A reader of the sources in the BIO will have noted that long ago Wongar was outed as a literary hoaxer and a misappropriator of the cultures of indigenous Australian peoples.[26][27][28] "Facts" about Wongar that have been regurgitated by credulous journalists after those "facts" have been fed to them by the hoaxer himself cannot be relied upon until they are verified by sources totally independent of Wongar. Much of the BIO is based on such unreliable sources. I am tempted to call for a topic ban, but realize that it would probably result, as it did before, with a barrage of WP:spa socks and redlinks. Xxanthippe (talk) 03:39, 30 September 2021 (UTC).
All I see here, in the last two comments, is a barrage of poorly veiled personal attacks. I never ever edited anything related to mathematics or to Catholic church. But let us pretend that such comments would be sanitized or even removed later.
Now let us dig deeper in "the well-documented published reliable sources claiming it to be a hoax" - as it was claimed by Mr Eppstein. I have this sentence The revelation that Wongar was a Serbian immigrant, as well as inconsistencies in his life story, have led to controversy and allegations of literary hoax and cultural appropriation.[5][6][7][8] on my mind.
Reference [5] mentions B Wongar's name only inside two sentences and these two sentences are far from being well-documented sources of anything since these sentences are just a bad opinion (full of nonsensical phrases) about Wongar. One of them is: Fake authors, such as Darville/Demidenko, Koomatrie/Carmen and Wongar/Bozic, appear to demonstrate a cynical but also unconsciously keen perception of both the nature of literature as fakery and of the literary, in contemporary Australia, as ethical commodity.
References [6] and [7] are about T. Kenneally's personal opinion about B. Wongar reduced in [7] to "that while Wongar's work is celebrated in Europe and that he may one day be regarded as 'a highly significant Australian writer', 'his deception has soured his reception in the English-speaking world'." B. Wongar's books were translated into 13 languages (so not celebrated just in Europe, but worldwide) and the English speaking world awarded Wongar many times.
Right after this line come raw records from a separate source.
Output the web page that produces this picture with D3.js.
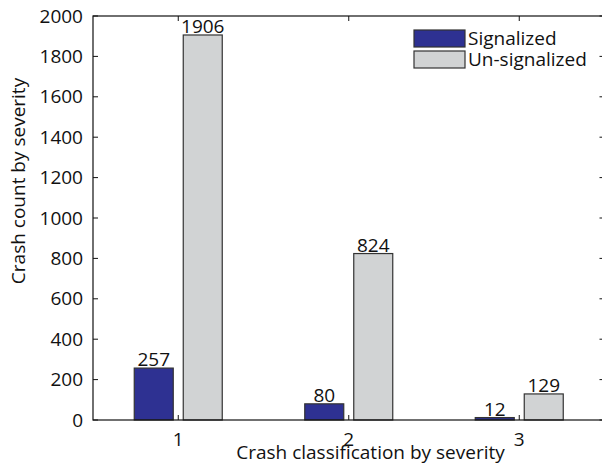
<!DOCTYPE html>
<html>
<head>
<meta charset="utf-8">
<style>
body { margin: 0; background: #fff; }
text { font-family: "Open Sans", sans-serif; fill: #111; }
</style>
</head>
<body>
<div id="chart"></div>
<script src="https://cdn.jsdelivr.net/npm/d3@7/dist/d3.min.js"></script>
<script>
// data
var categories = [1, 2, 3];
var signalized = [257, 80, 12];
var unsignalized = [1906, 824, 129];
var seriesNames = ['Signalized', 'Un-signalized'];
var yTicks = [0, 200, 400, 600, 800, 1000, 1200, 1400, 1600, 1800, 2000];

var colors = ['#2e3192', '#d1d3d4'];
var W = 602, H = 466;
// plot box (right edge falls just outside the picture, as in the reference)
var pLeft = 93, pRight = 604.5, pTop = 16, pBottom = 420;
var barW = 39, offsetX = 24.5, tickLen = 5, fs = 19;

var svg = d3.select('#chart').append('svg')
    .attr('width', W).attr('height', H);

var x = d3.scaleLinear().domain([0.5, 3.5]).range([pLeft, pRight]);
var y = d3.scaleLinear().domain([0, 2000]).range([pBottom, pTop]);

// bars
var series = [signalized, unsignalized];
series.forEach(function(vals, s) {
    var dx = s == 0 ? -offsetX : offsetX;
    var g = svg.append('g');
    g.selectAll('rect').data(vals).enter().append('rect')
        .attr('x', (d, i) => x(categories[i]) + dx - barW / 2)
        .attr('y', d => y(d))
        .attr('width', barW)
        .attr('height', d => y(0) - y(d))
        .attr('fill', colors[s])
        .attr('stroke', '#333')
        .attr('stroke-width', 1.2);
    g.selectAll('text').data(vals).enter().append('text')
        .attr('x', (d, i) => x(categories[i]) + dx)
        .attr('y', d => y(d) - 2)
        .attr('text-anchor', 'middle')
        .style('font-size', fs + 'px')
        .text(d => d);
});

// frame
svg.append('rect')
    .attr('x', pLeft).attr('y', pTop)
    .attr('width', pRight - pLeft).attr('height', pBottom - pTop)
    .attr('fill', 'none').attr('stroke', '#111').attr('stroke-width', 1.2);

// ticks (inward, on all sides)
var tk = svg.append('g').attr('stroke', '#111').attr('stroke-width', 1);
categories.forEach(function(c) {
    tk.append('line').attr('x1', x(c)).attr('x2', x(c)).attr('y1', pBottom).attr('y2', pBottom - tickLen);
    tk.append('line').attr('x1', x(c)).attr('x2', x(c)).attr('y1', pTop).attr('y2', pTop + tickLen);
});
yTicks.forEach(function(t) {
    tk.append('line').attr('x1', pLeft).attr('x2', pLeft + tickLen).attr('y1', y(t)).attr('y2', y(t));
    tk.append('line').attr('x1', pRight).attr('x2', pRight - tickLen).attr('y1', y(t)).attr('y2', y(t));
});

// tick labels
svg.append('g').selectAll('text').data(yTicks).enter().append('text')
    .attr('x', pLeft - 10)
    .attr('y', d => y(d))
    .attr('dy', '0.35em')
    .attr('text-anchor', 'end')
    .style('font-size', fs + 'px')
    .text(d => d);
svg.append('g').selectAll('text').data(categories).enter().append('text')
    .attr('x', d => x(d))
    .attr('y', pBottom + 19)
    .attr('dy', '0.35em')
    .attr('text-anchor', 'middle')
    .style('font-size', fs + 'px')
    .text(d => d);

// axis titles
svg.append('text')
    .attr('x', 370.5).attr('y', 459)
    .attr('text-anchor', 'middle')
    .style('font-size', fs + 'px')
    .text('Crash classification by severity');
svg.append('text')
    .attr('transform', 'translate(25,181) rotate(-90)')
    .attr('text-anchor', 'middle')
    .style('font-size', fs + 'px')
    .text('Crash count by severity');

// legend
var lg = svg.append('g');
seriesNames.forEach(function(n, i) {
    lg.append('rect')
        .attr('x', 414).attr('y', 30 + i * 21)
        .attr('width', 51).attr('height', 17)
        .attr('fill', colors[i])
        .attr('stroke', '#333').attr('stroke-width', 1.2);
    lg.append('text')
        .attr('x', 468).attr('y', 38.5 + i * 21)
        .attr('dy', '0.35em')
        .style('font-size', fs + 'px')
        .text(n);
});
</script>
</body>
</html>
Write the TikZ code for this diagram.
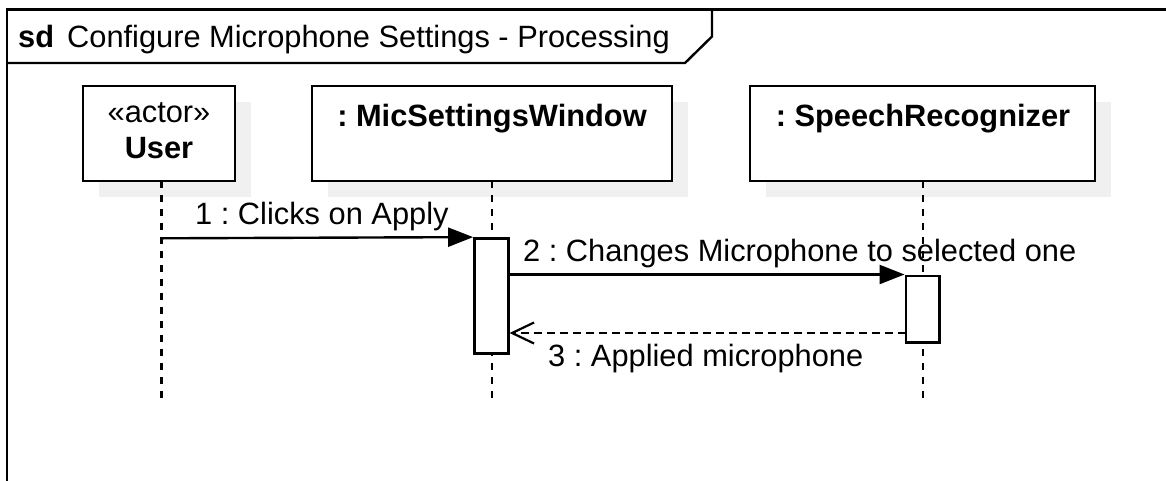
\documentclass[tikz,border=0pt]{standalone}
\usepackage{fontspec}
\setmainfont{Liberation Sans}
\usetikzlibrary{arrows.meta}
\frenchspacing
\begin{document}
\begin{tikzpicture}[x=1pt,y=-1pt,
  every node/.style={font=\fontsize{30.8pt}{36pt}\selectfont, inner sep=0pt},
  objbox/.style={draw, line width=2.4pt, fill=white, minimum width=#1, minimum height=95pt},
  shadowbox/.style={fill=black!6, draw=none, minimum width=#1, minimum height=95pt},
  actbox/.style={draw, line width=2.4pt, fill=white, minimum width=34pt},
  lifeline/.style={line width=2.4pt, dash pattern=on 7pt off 7pt},
  syncmsg/.style={line width=2.4pt, -{Triangle[length=25pt,width=19pt]}},
  replymsg/.style={line width=2.2pt, dash pattern=on 8pt off 5pt, -{Straight Barb[length=22pt,width=21pt,line width=2.2pt]}},
  framestyle/.style={line width=2.4pt}
]
\useasboundingbox (0,0) rectangle (1166,480);
% frame
\draw[framestyle] (1175,9.5) -- (7,9.5) -- (7,490);
\draw[framestyle] (7,63) -- (685,63) -- (712,36.5) -- (712,9.5);
\node[anchor=base west] (title) at (18,47) {\textbf{sd}\hspace{13pt}Configure Microphone Settings - Processing};

% shadows
\node[shadowbox=152pt] (userS) at (175,149.5) {};
\node[shadowbox=360pt] (micS) at (508,149.5) {};
\node[shadowbox=345pt] (srS) at (938.5,149.5) {};

% lifelines
\coordinate (uTop) at (161.5,181);
\coordinate (uEnd) at (161.5,405);
\coordinate (mTop) at (492,181);
\coordinate (mEnd) at (492,405);
\coordinate (sTop) at (923,181);
\coordinate (sEnd) at (923,405);
\draw[lifeline] (uTop) -- (uEnd);
\draw[lifeline] (mTop) -- (mEnd);
\draw[lifeline] (sTop) -- (sEnd);

% object boxes
\node[objbox=152pt] (user) at (159,133.5) {};
\node[anchor=base] (userSt) at (159,122) {«actor»};
\node[anchor=base] (userName) at (159,158) {\textbf{User}};
\node[objbox=360pt] (mic) at (492,133.5) {};
\node[anchor=base] (micName) at (492,126) {\textbf{: MicSettingsWindow}};
\node[objbox=345pt] (sr) at (922.5,133.5) {};
\node[anchor=base] (srName) at (923,126) {\textbf{: SpeechRecognizer}};

% activations
\node[actbox, minimum height=115pt] (act1) at (491.3,295.8) {};
\node[actbox, minimum height=66.6pt, minimum width=33.6pt] (act2) at (922.5,309) {};

% messages
\coordinate (m1s) at (161.5,238.3);
\draw[syncmsg] (m1s) -- (act1.north west);
\draw[syncmsg] (act2.north west -| act1.east) -- (act2.north west);
\coordinate (m3s) at (906,333);
\draw[replymsg] (m3s) -- (m3s -| act1.east);

% labels
\node[anchor=base west] (l1) at (195,224) {1 : Clicks on Apply};
\node[anchor=base west] (l2) at (523,261.5) {2 : Changes Microphone to selected one};
\node[anchor=base west] (l3) at (548,366.5) {3 : Applied microphone};
\end{tikzpicture}
\end{document}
Read Wongar's awards and honors to see why you are wrong mr Kenneally. In the John Mandelberg's documentary "A double life: the life & times of B. Wongar", Kenneally was more cautious: did not accuse B. Wongar of anything (or Mandelberg did no include it in the documentary, if any).
The most surprising thing is reference [8]:Notes on the postmodernity of fake(?) Aboriginal literature. This reference does not support the claim it was added to. Rather, it reject the idea about Wongar's literary hoax/cultural appropriation by saying: "The impossible struggles over authenticity of authors and artists like Mudrooroo and Sally Morgan are a perfect (if ironic) fit with the postmodern stress on inauthenticity, or a commodified and globalized capitalist culture in which everything is a copy, nothing is original (let alone Aboriginal)."
About the McGrath source - Mr Eppstein has strong opinion about Wongar based on not reading the source he referred to. Under the title "Poor Buggler All Of Us" and inside this source, we read: "Latterly the debunking of Wongar as a literary hoax has lost currency20, although perhaps not entirely21."
Mr Eppstein continued with his bad habit of having strong opinion about something he did not read. See, for example his Two not-yet-used recent sources where he claims The first one appears to be about the question of Wongar's identity, Not at all Mr Eppstein. Try, before making your opinion, to read fully the reference you mentioned there.
Xxanthippe wrote: "A reader of the sources in the BIO will have noted that long ago Wongar was outed as a literary hoaxer and a misappropriator of the cultures of indigenous Australian peoples." Hm. Xxanthippe, I advise you to read what the four Nobel laureates J.P. Sartre, H. Böll, S. Beckett, and P. Handke wrote about B. Wongar's works and try to understand why these four big men supported B. Wongar. Try to explain to yourself why B. Wongar, the "hoaxer" and "appropriator", held the Writer-in-residence post at the Aboriginal Research Centre at Monash University in the late 1980s. Then answer this question: Which of the sources supporting this biography are unreliable and why?
Bottom line: All my three requests are valid since the comments of Xxanthippe and Mr Eppstein are personal opinions at their best.--Bocin kolega (talk) 13:30, 30 September 2021 (UTC)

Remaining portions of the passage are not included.